Sunday, January 6, 2008

Iron Levels

One thing we learned at our conference this weekend was the importance of iron to a distance runner. Some of the best coaches in the country were telling horror stories of how their teams crashed and burned due to low iron levels in the blood. Even if the training went perfectly all season long, even if athletes never complained of any detrimental symptoms; things still went wrong when it counted, and these coaches discovered it was low iron levels. If they were trying to scare us, it kind of worked, but they offered us some solutions.

Before I get to the solutions, let me explain the problem. The U.S. Olympic committee has discovered that 90% of competitive female distance runners and 50% of competitive male distance runners have significant iron deficiencies. That is not good, obviously, especially since we are competitive distance runners.

What does iron do? Iron is essential for oxygen uptake in the blood. You can breathe in all the oxygen you want, but unless you have iron in your blood, the oxygen can't get to the muscles where it can go any good. Iron deficiencies are brought on through a number of things, including sweating, urinating, foot strike, as well as female monthly cycles. Stuff you can't really prevent, if you are a distance runner.

In fact, the U.S. Olympic doctors that we heard from said that there is no distance runner who can have too much iron. Normal sedentary people, sure, they run the risk of taking too much iron, but certainly not distance runners. In all of their years of testing runners, they have never seen a case where too much iron in a runner was detrimental. Which is good, it is like too much stretching, you really can't overdose on it if you are a big time runner.

So what's the solution? Some coaches said liquid iron drops, (expensive), other coaches suggested diets high in red meat (inconvenient). However, the host of the conference, the head coach at Grinnell College, suggested this. All-natural, Dessicated Liver Tablets, available at any drug store or vitamin store. (Yeah, they sound gross, but they are just pills.) By taking this form of ferrous iron, you can get the oxygen to stick your blood, and that allows the oxygen to get to your muscles.

This makes sense to me in a couple of ways. Physiologically, it makes total sense, Physiologically, it makes sense to me as well. Think about it, you spend all season long committing yourself to becoming a faster runner. You put in the miles, you hammer all the intervals, you eat well, you drink enough water, you get enough sleep. Imagine if you didn't do well at the end of the year, even with doing everything that was asked of you, and you found out the reason was because of low iron levels. I would be devastated, because that is the easiest problem to solve. A pill before you go to bed with a glass of orange juice every night. (Vitamin C helps with the uptake of iron, while calcium inhibits it. So take your iron at night, and your calcium in the morning.) It's not an overnight fix, it is something you need to start now if you want to get and stay healthy in your blood. But, it is safe and it is natural. It's insurance for your training.

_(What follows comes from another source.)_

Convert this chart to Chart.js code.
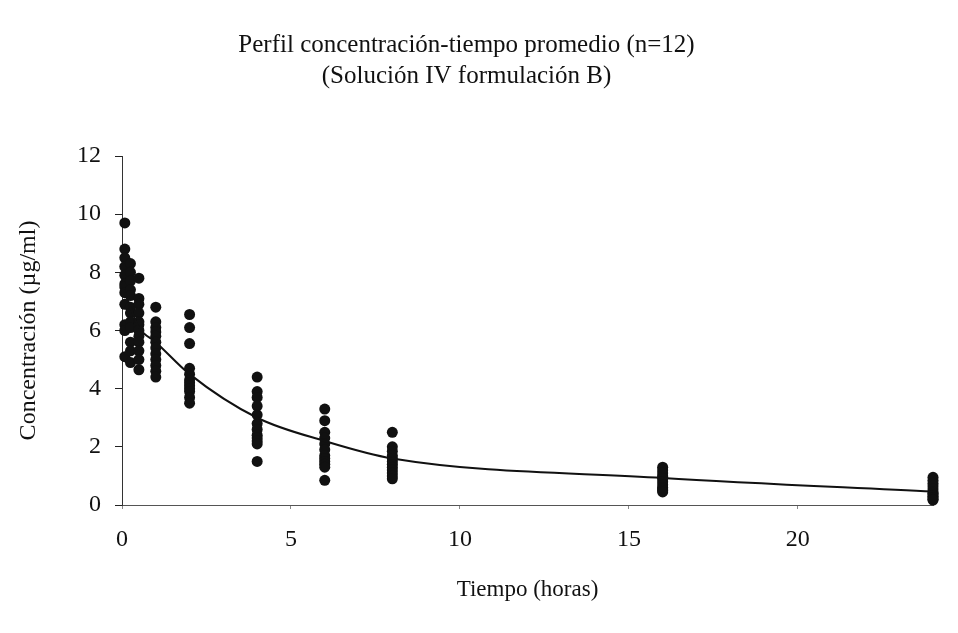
<!DOCTYPE html>
<html>
<head>
<meta charset="utf-8">
<script src="https://cdn.jsdelivr.net/npm/chart.js@4.4.1/dist/chart.umd.min.js"></script>
<style>
  html, body { margin: 0; padding: 0; background: #fff; }
  #wrap { position: relative; width: 958px; height: 633px; }
</style>
</head>
<body>
<div id="wrap"><canvas id="chart" width="958" height="633"></canvas></div>
<script>
// sampling times (h) and individual concentrations (µg/ml), n=12 per time
const times = [0.083, 0.25, 0.5, 1, 2, 4, 6, 8, 16, 24];
const conc_0083 = [9.7, 8.8, 8.5, 8.2, 7.9, 7.6, 7.5, 7.3, 6.9, 6.2, 6.0, 5.1];
const conc_025 = [8.3, 8.0, 7.7, 7.4, 7.2, 6.8, 6.6, 6.3, 6.1, 5.6, 5.3, 4.9];
const conc_05 = [7.8, 7.1, 6.9, 6.6, 6.3, 6.2, 6.0, 5.8, 5.6, 5.3, 5.0, 4.65];
const conc_1 = [6.8, 6.3, 6.1, 5.95, 5.8, 5.6, 5.4, 5.2, 5.0, 4.8, 4.6, 4.4];
const conc_2 = [6.55, 6.1, 5.55, 4.7, 4.5, 4.3, 4.2, 4.1, 4.0, 3.9, 3.7, 3.5];
const conc_4 = [4.4, 3.9, 3.7, 3.4, 3.1, 2.8, 2.6, 2.4, 2.3, 2.2, 2.1, 1.5];
const conc_6 = [3.3, 2.9, 2.5, 2.3, 2.1, 1.9, 1.7, 1.6, 1.5, 1.4, 1.3, 0.85];
const conc_8 = [2.5, 2.0, 1.85, 1.7, 1.6, 1.5, 1.4, 1.3, 1.2, 1.1, 1.0, 0.9];
const conc_16 = [1.3, 1.2, 1.1, 1.0, 0.95, 0.9, 0.8, 0.7, 0.6, 0.55, 0.5, 0.45];
const conc_24 = [0.95, 0.85, 0.75, 0.65, 0.55, 0.45, 0.4, 0.35, 0.3, 0.25, 0.2, 0.17];
// mean profile (line)
const meanConc = [7.3, 6.8, 6.1, 5.6, 4.5, 3.0, 2.2, 1.6, 0.93, 0.46];

const titleLines = ['Perfil concentración-tiempo promedio (n=12)', '(Solución IV formulación B)'];
const xTitle = 'Tiempo (horas)';
const yTitle = 'Concentración (µg/ml)';

const individual = [conc_0083, conc_025, conc_05, conc_1, conc_2, conc_4, conc_6, conc_8, conc_16, conc_24];
const scatterData = [];
individual.forEach((vals, i) => {
  vals.forEach(v => scatterData.push({ x: times[i], y: v }));
});
const meanData = times.map((t, i) => ({ x: t, y: meanConc[i] }));

const serif = "'Liberation Serif', 'DejaVu Serif', serif";

new Chart(document.getElementById('chart'), {
  type: 'scatter',
  data: {
    datasets: [
      {
        label: 'media',
        type: 'line',
        data: meanData,
        borderColor: '#111',
        borderWidth: 2,
        pointRadius: 0,
        fill: false,
        clip: false,
        cubicInterpolationMode: 'monotone',
        order: 0
      },
      {
        label: 'individual',
        data: scatterData,
        backgroundColor: '#111',
        borderColor: '#111',
        borderWidth: 0,
        pointRadius: 5.5,
        pointStyle: 'circle',
        clip: false,
        order: 1
      }
    ]
  },
  options: {
    responsive: false,
    animation: false,
    layout: { padding: { left: 0, right: 25, top: 0, bottom: 0 } },
    plugins: {
      legend: { display: false },
      tooltip: { enabled: false },
      title: {
        display: true,
        text: titleLines,
        color: '#111',
        font: { family: serif, size: 25, weight: 'normal', lineHeight: 1.25 },
        padding: { top: 29.4, bottom: 64.1 }
      }
    },
    scales: {
      x: {
        type: 'linear',
        min: 0,
        max: 24,
        afterFit: s => { s.height = 128; },
        ticks: { stepSize: 5, includeBounds: false, color: '#111', padding: 16.6, font: { family: serif, size: 24 } },
        grid: { drawOnChartArea: false, drawTicks: true, tickLength: 4, color: '#888' },
        border: { color: '#555', width: 1 },
        title: { display: true, text: xTitle, color: '#111', font: { family: serif, size: 23 }, padding: { bottom: 29 } }
      },
      y: {
        type: 'linear',
        min: 0,
        max: 12,
        afterFit: s => { s.width = 122; },
        ticks: { stepSize: 2, color: '#111', padding: 14, font: { family: serif, size: 24 } },
        grid: { drawOnChartArea: false, drawTicks: true, tickLength: 7, color: '#222' },
        border: { color: '#333', width: 1 },
        title: { display: true, text: yTitle, color: '#111', font: { family: serif, size: 24 }, padding: { top: 14 } }
      }
    }
  }
});
</script>
</body>
</html>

This is a supplement that is totally legal and ethical. Frank Shorter, the head of the U.S. Anti-Doping Agency, was presenting at the conference, and he thought the D.L.T.'s were a great idea. However, talk about this with your parents. Have the conversation. Explain to them what I tried to explain to you. Do not take anything without your parents knowledge. Have your parents contact me if they have more questions about it. But, it seems to me that the insurance you can buy for 4 bucks a month or so would be worth it, especially with all of the hard work you are putting in.

See you all for Spenst Hill on Monday!

SEP

UPDATE: If you buy iron supplements, don't buy multi-vitamins, that not the best iron for maximum absorption. Buy heme iron, ferrous iron. It is absorbed best with vitamin C.